House lawmakers urge US to rally allies over China Micron ban
- ‘We must quickly work with Japan and South Korea to ensure Japanese and South Korean companies do not undercut Micron’, the lawmakers said
- Mike Gallagher previously urged the US commerce secretary to put trade curbs on Changxin Memory after Beijing’s actions against Micron

The Republican chairmen of two House of Representatives panels on Friday urged President Joe Biden’s administration to rally US allies including Japan and South Korea to defeat Chinese “economic aggression” in the wake of Beijing’s effective ban on purchases of Micron Technology memory chips.
Michael McCaul, who heads the House Foreign Affairs Committee, and Mike Gallagher, chairman of the House select committee on the Chinese Communist Party, sent a letter to US Commerce Secretary Gina Raimondo urging the administration to take action after China targeted the biggest US memory chip maker.
China’s cyberspace regulator said on May 21 that Micron had failed its network security review and it would bar operators of key Chinese infrastructure from buying from the company, the latest development in an ongoing dispute over chip technology between Washington and Beijing.
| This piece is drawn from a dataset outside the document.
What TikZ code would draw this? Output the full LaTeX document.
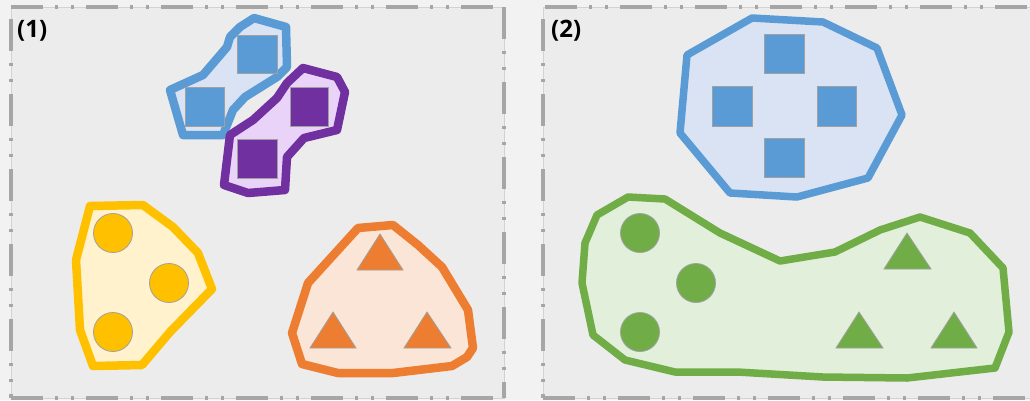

The move came a day after leaders of the G7 industrial democracies agreed to new initiatives to push back against Chinese economic coercion.
Micron subsequently predicted a revenue reduction.
McCaul and Gallagher urged Raimondo to work with Japan and South Korea to ensure that companies from those countries “do not take market share lost to the ban and undercut Micron.” The lawmakers added that China “lashed out with an arbitrary economic embargo against one American company. Now, the United States must ensure that this economic aggression fails.”
The Commerce Department must rally US partners and allies, they said.